One more comment: the topic permanently under discussion is whether it is expedient to subsidize agricultural producers. In my view, subsidizing is always a bad decision. There may be exceptions, but that is a different topic. If, however, there can be funds allocated in the state budget, it is worth considering what would be the goal of their spending: do we want to produce or to export? Since the answer is obvious, the subsidies should be directed to the support of the exporters who can take the produce out of the country. Otherwise, the harvest can either stay in the garden where it was grown or, in the best case scenario, become a non-standard product. Subsidizing the producer will play a purely social function, and it does not have anything to do with the market economy.
Here is, at last, the truly most important issue in our work.

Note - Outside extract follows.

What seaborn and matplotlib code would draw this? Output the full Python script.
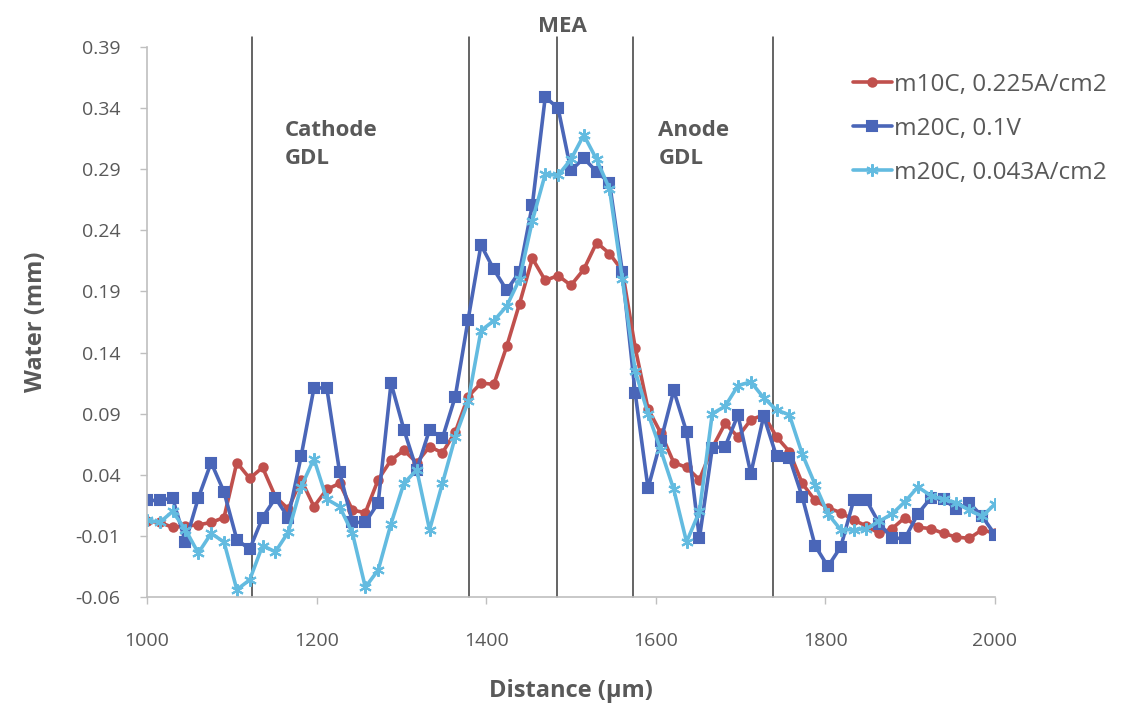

Georgian exporters lose out to their competitors in terms of their payment conditions. Just imagine this: my representatives may explain away in Moscow, St. Petersburg, Novorossiysk or anywhere else in Russia just how tasty and advantageous are potatoes from Bolnisi or nectarines from Gurjaani. What they hear back is: “We have offers in Moscow for the delivered potatoes from Syria, Egypt and Israel with payment postponement for up to 60 days, and you are asking for the onsite payment during loading plus your price is higher… Isn’t it ridiculous?”
The support of the state is certainly needed, and in other countries the state supports our competitors in the most active way. Financial arrangements can be manifold. For example, providing state guarantees for the revolving (renewable) bank credit for the period of 30 to 60 days upon presentation to the bank of the goods export declaration. No one takes any risks in this case, and Georgian agricultural products would become competitive along this criteria.
There are other options as well. The main issue is to become competitive in today’s markets where conditions are dictated by the buyer. However, please be advised that this short article did not even touch upon the issues of standardization, certification, packaging and marketing of Georgian agricultural products.